The math doesn’t math (yet)
Klarna says its funding cost is ~3% while its take rate is ~2.7%. If I’m reading this right, that means the core business of collecting deposits and lending out money isn’t profitable yet. Maybe that’s why Klarna pushed into the U.S. starting in 2019—hoping that higher payment fees in a less-regulated market might improve margins.
They also earn from interest income and penalties, but the language in the F-1 is… creative. Interest-bearing loans are called “Fair Financing” and late fees are “Reminder Fees.” I’m not sure how regulators will feel about that. That said, with an average loan balance of $87 and a loan term of 40 days, the income here doesn’t seem very material.
So what else drives revenue?
Value-added services like marketing and advertising. Klarna pitches itself as a growth partner to merchants by helping them acquire and retain customers. Throughout the filing, the company reminds us (15 times, by my count) that it has 93 million active Klarna consumers.
Here’s how they define that: a consumer who has made a purchase, payment, or logged into the Klarna app in the last 12 months. That’s… a pretty broad definition. A more useful metric might be their monthly active users (MAUs)—they report 32 million of those (mentioned twice in the document and defined as active consumers that log into the app). But where are these users located?
Klarna notes that 80% of Sweden’s population are active users—which equates to ~5M people out of the 10M population. So… 5M of the 32M MAUs are in Sweden. That’s likely why 2 of the 4 case studies Klarna highlights are Swedish merchants.
Of the other two merchants, one is a global cosmetics brand with great product-market fit (Gen Z, female) and the other is a travel brand that Klarna seemed to have dumped a ton of marketing resources and saw a 5% YoY basket uplift. But let’s not forget: we’ve also just been through a period of high inflation. We probably need to understand a bit more of their calculation methods here.
Some fluff, some philosophy?
An IPO is a strategic and critical PR and brand exercise as it is a capital-raising one.
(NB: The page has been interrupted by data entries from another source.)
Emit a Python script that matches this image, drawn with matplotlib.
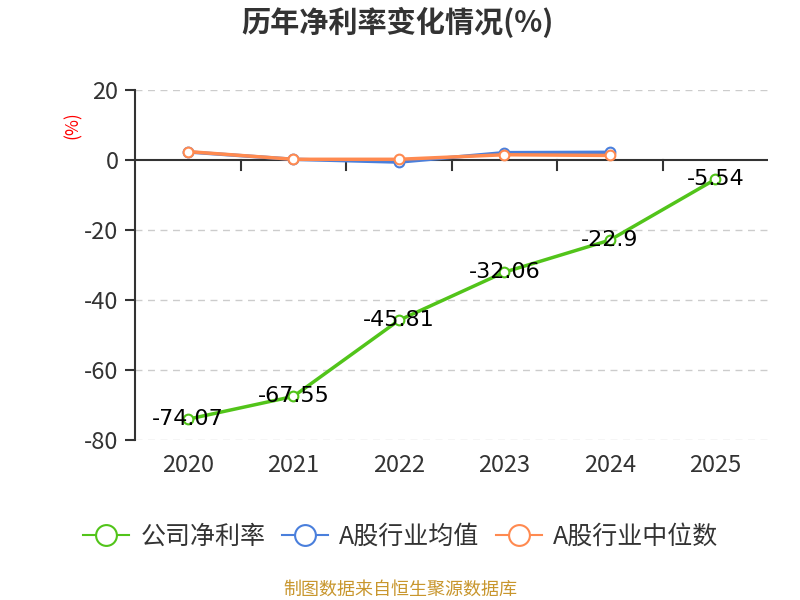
import matplotlib
matplotlib.use("Agg")
import matplotlib.pyplot as plt
from matplotlib.lines import Line2D

plt.rcParams['font.family'] = ['Noto Sans CJK SC', 'DejaVu Sans']

years = ['2020', '2021', '2022', '2023', '2024', '2025']
company = [-74.07, -67.55, -45.81, -32.06, -22.9, -5.54]
ind_avg = [2.3, 0.2, -0.6, 2.1, 2.2]
ind_med = [2.4, 0.2, 0.2, 1.5, 1.3]
yticks = [20, 0, -20, -40, -60, -80]

c_green = '#52c41a'
c_blue = '#4a7fdc'
c_orange = '#ff8a50'

fig = plt.figure(figsize=(8, 6), dpi=100)
ax = fig.add_axes([0.169, 0.2667, 0.791, 0.5833])

x = list(range(len(years)))
ax.set_xlim(-0.5, len(years) - 0.5)
ax.set_ylim(-80, 20)

for v in yticks:
    if v != 0:
        ax.axhline(v, color='#cccccc', lw=1, ls=(0, (5, 4)), zorder=0)
ax.axhline(0, color='#333333', lw=1.5, zorder=1)

ax.plot(x[:5], ind_avg, color=c_blue, lw=2.5, marker='o', ms=7,
        mfc='white', mec=c_blue, mew=1.5, zorder=3)
ax.plot(x[:5], ind_med, color=c_orange, lw=2.5, marker='o', ms=7,
        mfc='white', mec=c_orange, mew=1.5, zorder=4)
ax.plot(x, company, color=c_green, lw=2.5, marker='o', ms=7,
        mfc='white', mec=c_green, mew=1.5, zorder=5)

for xi, v in zip(x, company):
    ax.text(xi, v, f'{v:g}', ha='center', va='center', fontsize=16,
            color='black', zorder=6, family=['DejaVu Sans'])

for s in ['top', 'right', 'bottom']:
    ax.spines[s].set_visible(False)
ax.spines['left'].set_color('#333333')
ax.spines['left'].set_linewidth(1.5)

ax.set_yticks(yticks)
ax.set_yticklabels([str(v) for v in yticks], fontsize=17, color='#333333')
ax.tick_params(axis='y', length=7, width=1.5, color='#333333', pad=5)

ax.set_xticks(x)
ax.set_xticklabels(years, fontsize=17, color='#333333')
ax.tick_params(axis='x', length=0, pad=10)
# boundary ticks hanging from zero line
bx = [i + 0.5 for i in range(len(years) - 1)]
ax.plot([bx, bx], [[0] * len(bx), [-3] * len(bx)], color='#333333', lw=1.5, zorder=1)

ax.text(-0.098, 0.9, '(%)', transform=ax.transAxes, rotation=90, color='red',
        fontsize=12.5, ha='center', va='center')

fig.text(0.497, 0.962, '历年净利率变化情况(%)', ha='center', va='center',
         fontsize=21, fontweight='bold', color='#333333')

handles = [
    Line2D([0], [0], color=c_green, lw=1.5, marker='o', ms=15, mfc='white', mec=c_green, mew=1.5),
    Line2D([0], [0], color=c_blue, lw=1.5, marker='o', ms=15, mfc='white', mec=c_blue, mew=1.5),
    Line2D([0], [0], color=c_orange, lw=1.5, marker='o', ms=15, mfc='white', mec=c_orange, mew=1.5),
]
fig.legend(handles, ['公司净利率', 'A股行业均值', 'A股行业中位数'], loc='center',
           bbox_to_anchor=(0.501, 0.105), ncol=3, frameon=False, fontsize=18,
           handlelength=1.85, columnspacing=0.65, handletextpad=0.45,
           labelcolor='#333333')

fig.text(0.5, 0.017, '制图数据来自恒生聚源数据库', ha='center', va='center',
         fontsize=13, color='#c8962d')

fig.savefig('out.png', dpi=100)
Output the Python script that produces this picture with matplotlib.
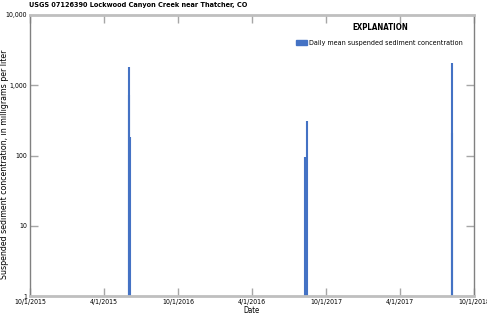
import numpy as np
import pandas as pd
import matplotlib.pyplot as plt
from matplotlib.patches import Patch

plt.rcParams['font.family'] = ['DejaVu Sans']
plt.rcParams['font.stretch'] = 'condensed'

# daily mean suspended sediment concentration (mg/L)
dates = pd.to_datetime(['2016-06-01', '2016-06-02', '2016-06-03',
                        '2017-08-10', '2017-08-16',
                        '2018-08-07', '2018-08-08'])
conc = [725, 1820, 183, 95, 310, 2050, 210]

tick_dates = pd.to_datetime(['2015-10-01', '2016-04-01', '2016-10-01', '2017-04-01',
                             '2017-10-01', '2018-04-01', '2018-10-01'])
tick_labels = ['10/1/2015', '4/1/2015', '10/1/2016', '4/1/2016',
               '10/1/2017', '4/1/2017', '10/1/2018']
y_ticks = [1, 10, 100, 1000, 10000]
y_labels = ['1', '10', '100', '1,000', '10,000']

fig = plt.figure(figsize=(4.87, 3.17), dpi=100)
ax = fig.add_axes([0.0616, 0.0662, 0.9117, 0.8865])

blue = '#4472c4'
ax.vlines(dates, 1, conc, color=blue, linewidth=1.5)

ax.set_yscale('log')
ax.set_ylim(1, 10000)
ax.set_xlim(tick_dates[0], tick_dates[-1])
ax.set_yticks(y_ticks)
ax.set_yticklabels(y_labels)
ax.yaxis.set_minor_locator(plt.NullLocator())
ax.set_xticks(tick_dates)
ax.set_xticklabels(tick_labels)

ax.tick_params(axis='both', direction='in', length=6, width=1, color='#a6a6a6',
               labelsize=5.0, pad=2, right=True, top=True)

for s in ['left', 'right']:
    ax.spines[s].set_color('#808080')
    ax.spines[s].set_linewidth(1)
for s in ['top', 'bottom']:
    ax.spines[s].set_color('#bfbfbf')
    ax.spines[s].set_linewidth(2)

ax.set_xlabel('Date', fontsize=5.5, labelpad=1)
ax.set_ylabel('Suspended sediment concentration, in milligrams per liter', fontsize=6.3)
ax.yaxis.set_label_coords(-0.047, 0.47)
fig.text(29 / 487, 1 - 2 / 317, 'USGS 07126390 Lockwood Canyon Creek near Thatcher, CO',
         fontsize=5.2, fontweight='bold', va='top', ha='left')

fig.text(380 / 487, 1 - 28 / 317, 'EXPLANATION', fontsize=5.7, fontweight='bold',
         ha='center', va='center')
ax.legend(handles=[Patch(color=blue, label='Daily mean suspended sediment concentration')],
          loc='upper right', bbox_to_anchor=(0.975, 0.911),
          frameon=False, fontsize=5.1, handlelength=1.5, handleheight=0.5,
          handletextpad=0.3, borderaxespad=0, borderpad=0)

fig.savefig('out.png', dpi=100)
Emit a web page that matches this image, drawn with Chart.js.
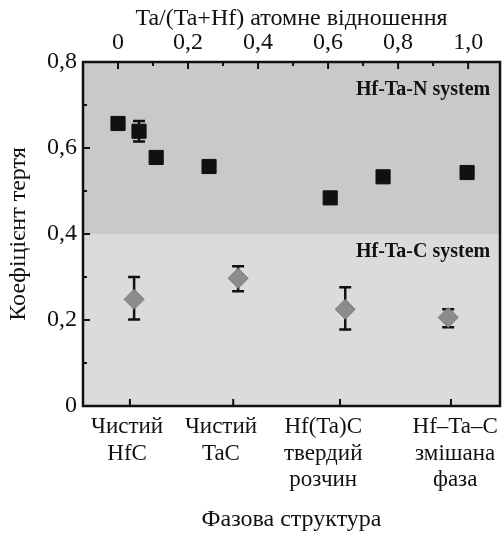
<!DOCTYPE html>
<html>
<head>
<meta charset="utf-8">
<script src="https://cdn.jsdelivr.net/npm/chart.js@4"></script>
<style>
  html, body { margin: 0; padding: 0; background: #fff; }
  #wrap { width: 502px; height: 533px; }
</style>
</head>
<body>
<div id="wrap"><canvas id="friction"></canvas></div>
<script>
// Ta/(Ta+Hf) ratio along the top axis, friction coefficient on y
const nSystemX = [0.0, 0.06, 0.109, 0.26, 0.606, 0.757, 0.997];
const nSystemY = [0.657, 0.639, 0.578, 0.557, 0.484, 0.533, 0.543];
const nSystemErr = [0, 0.024, 0, 0, 0, 0, 0];

const cSystemX = [0.046, 0.343, 0.649, 0.943];
const cSystemY = [0.248, 0.297, 0.225, 0.206];
const cSystemLow = [0.201, 0.267, 0.178, 0.183];
const cSystemHigh = [0.300, 0.325, 0.276, 0.225];

// bottom axis: phase structure categories
const phaseLabels = [
  ['Чистий', 'HfC'],
  ['Чистий', 'TaC'],
  ['Hf(Ta)C', 'твердий', 'розчин'],
  ['Hf–Ta–C', 'змішана', 'фаза']
];
const phaseLabelPos = [0.026, 0.294, 0.586, 0.963];
const phaseTickPos = [0.034, 0.329, 0.634, 0.951];

const ratioTicks = [0, 0.2, 0.4, 0.6, 0.8, 1.0];
const ratioMinor = [0.1, 0.3, 0.5, 0.7, 0.9];
const yTicks = [0, 0.2, 0.4, 0.6, 0.8];
const yMinor = [0.1, 0.3, 0.5, 0.7];

const xMin = -0.1, xMax = 1.091;
const bandSplit = 0.4;

const systemLabels = [
  { text: 'Hf-Ta-N system', x: 1.063, y: 0.735 },
  { text: 'Hf-Ta-C system', x: 1.063, y: 0.358 }
];

const serif = "'Liberation Serif', 'Times New Roman', serif";
const fmt = v => (v === 0 ? '0' : v.toFixed(1).replace('.', ','));

const framePlugin = {
  id: 'frame',
  beforeDatasetsDraw(chart) {
    const { ctx, chartArea: a, scales } = chart;
    const ySplit = scales.y.getPixelForValue(bandSplit);
    ctx.save();
    ctx.fillStyle = '#c9c9c9';
    ctx.fillRect(a.left, a.top, a.right - a.left, ySplit - a.top);
    ctx.fillStyle = '#dbdbdb';
    ctx.fillRect(a.left, ySplit, a.right - a.left, a.bottom - ySplit);

    // error bars sit behind the markers
    ctx.strokeStyle = '#111';
    ctx.lineWidth = 2.5;
    const bar = (xv, lo, hi) => {
      const px = scales.x.getPixelForValue(xv);
      const y1 = scales.y.getPixelForValue(lo);
      const y2 = scales.y.getPixelForValue(hi);
      ctx.beginPath();
      ctx.moveTo(px, y1); ctx.lineTo(px, y2);
      ctx.moveTo(px - 6, y1); ctx.lineTo(px + 6, y1);
      ctx.moveTo(px - 6, y2); ctx.lineTo(px + 6, y2);
      ctx.stroke();
    };
    nSystemX.forEach((xv, i) => {
      if (nSystemErr[i] > 0) bar(xv, nSystemY[i] - nSystemErr[i], nSystemY[i] + nSystemErr[i]);
    });
    cSystemX.forEach((xv, i) => bar(xv, cSystemLow[i], cSystemHigh[i]));
    ctx.restore();
  },
  afterDatasetsDraw(chart) {
    const { ctx, chartArea: a, scales } = chart;
    ctx.save();
    ctx.strokeStyle = '#111';

    // inner tick marks
    ctx.lineWidth = 2;
    ctx.beginPath();
    yTicks.forEach(v => {
      const py = scales.y.getPixelForValue(v);
      ctx.moveTo(a.left, py); ctx.lineTo(a.left + 7, py);
    });
    yMinor.forEach(v => {
      const py = scales.y.getPixelForValue(v);
      ctx.moveTo(a.left, py); ctx.lineTo(a.left + 4, py);
    });
    ratioTicks.forEach(v => {
      const px = scales.x2.getPixelForValue(v);
      ctx.moveTo(px, a.top); ctx.lineTo(px, a.top + 7);
    });
    ratioMinor.forEach(v => {
      const px = scales.x2.getPixelForValue(v);
      ctx.moveTo(px, a.top); ctx.lineTo(px, a.top + 4);
    });
    phaseTickPos.forEach(v => {
      const px = scales.x.getPixelForValue(v);
      ctx.moveTo(px, a.bottom); ctx.lineTo(px, a.bottom - 7);
    });
    ctx.stroke();

    ctx.lineWidth = 2.5;
    ctx.strokeRect(a.left, a.top, a.right - a.left, a.bottom - a.top);

    ctx.fillStyle = '#111';
    ctx.font = 'bold 20px ' + serif;
    ctx.textAlign = 'right';
    ctx.textBaseline = 'middle';
    systemLabels.forEach(l => {
      ctx.fillText(l.text, scales.x.getPixelForValue(l.x), scales.y.getPixelForValue(l.y));
    });
    ctx.restore();
  }
};

const fixSize = (prop, size) => scale => {
  scale[prop] = size;
  scale.paddingLeft = 0; scale.paddingRight = 0;
  scale.paddingTop = 0; scale.paddingBottom = 0;
};

new Chart(document.getElementById('friction'), {
  type: 'scatter',
  data: {
    datasets: [
      {
        label: 'Hf-Ta-N',
        data: nSystemX.map((x, i) => ({ x, y: nSystemY[i] })),
        pointStyle: 'rect',
        pointRadius: 10,
        pointHoverRadius: 10,
        backgroundColor: '#111',
        borderColor: '#111',
        borderWidth: 1
      },
      {
        label: 'Hf-Ta-C',
        data: cSystemX.map((x, i) => ({ x, y: cSystemY[i] })),
        pointStyle: 'rectRot',
        pointRadius: 10,
        pointHoverRadius: 10,
        backgroundColor: '#8c8c8c',
        borderColor: '#777',
        borderWidth: 1
      }
    ]
  },
  options: {
    responsive: true,
    maintainAspectRatio: false,
    animation: false,
    layout: { autoPadding: false, padding: { top: 0, left: 0, right: 2, bottom: 0 } },
    plugins: { legend: { display: false }, tooltip: { enabled: false } },
    scales: {
      x: {
        type: 'linear',
        position: 'bottom',
        min: xMin, max: xMax,
        grid: { display: false, drawTicks: false },
        border: { display: false },
        afterBuildTicks: s => { s.ticks = phaseLabelPos.map(v => ({ value: v })); },
        afterFit: fixSize('height', 127),
        ticks: {
          autoSkip: false, maxRotation: 0, minRotation: 0, padding: 8,
          color: '#111',
          font: { family: serif, size: 23, lineHeight: 1.15 },
          callback: (v, i) => phaseLabels[i]
        },
        title: {
          display: true, text: 'Фазова структура', color: '#111',
          font: { family: serif, size: 24, lineHeight: 1.0 }, padding: { top: 0, bottom: 1 }
        }
      },
      x2: {
        type: 'linear',
        position: 'top',
        min: xMin, max: xMax,
        grid: { display: false, drawTicks: false },
        border: { display: false },
        afterBuildTicks: s => { s.ticks = ratioTicks.map(v => ({ value: v })); },
        afterFit: fixSize('height', 62),
        ticks: {
          autoSkip: false, maxRotation: 0, padding: 5, color: '#111',
          font: { family: serif, size: 24 },
          callback: v => fmt(v)
        },
        title: {
          display: true, text: 'Ta/(Ta+Hf) атомне відношення', color: '#111',
          font: { family: serif, size: 24 }, padding: { top: 4, bottom: 0 }
        }
      },
      y: {
        min: 0, max: 0.8,
        grid: { display: false, drawTicks: false },
        border: { display: false },
        afterBuildTicks: s => { s.ticks = yTicks.map(v => ({ value: v })); },
        afterFit: fixSize('width', 83),
        ticks: {
          padding: 6, color: '#111',
          font: { family: serif, size: 24 },
          callback: v => fmt(v)
        },
        title: {
          display: true, text: 'Коефіцієнт тертя', color: '#111',
          font: { family: serif, size: 24 }, padding: { top: 4, bottom: 0 }
        }
      }
    }
  },
  plugins: [framePlugin]
});
</script>
</body>
</html>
And you can definitely get a sense of a company’s personality from how it writes. One sentence early in the F-1 gave me pause:
“Trust is rooted in the profound yet daring belief that someone else will place your needs above their own.”
That’s… poetic. But this is a prospectus—a financial document, not a TED Talk. Listing on the NYSE is capitalism in action. Shouldn’t trust be transparency and aligned incentives, not self-sacrifice? If the vision is really to put others ahead of themselves, I’m not sure how that will sit with investors.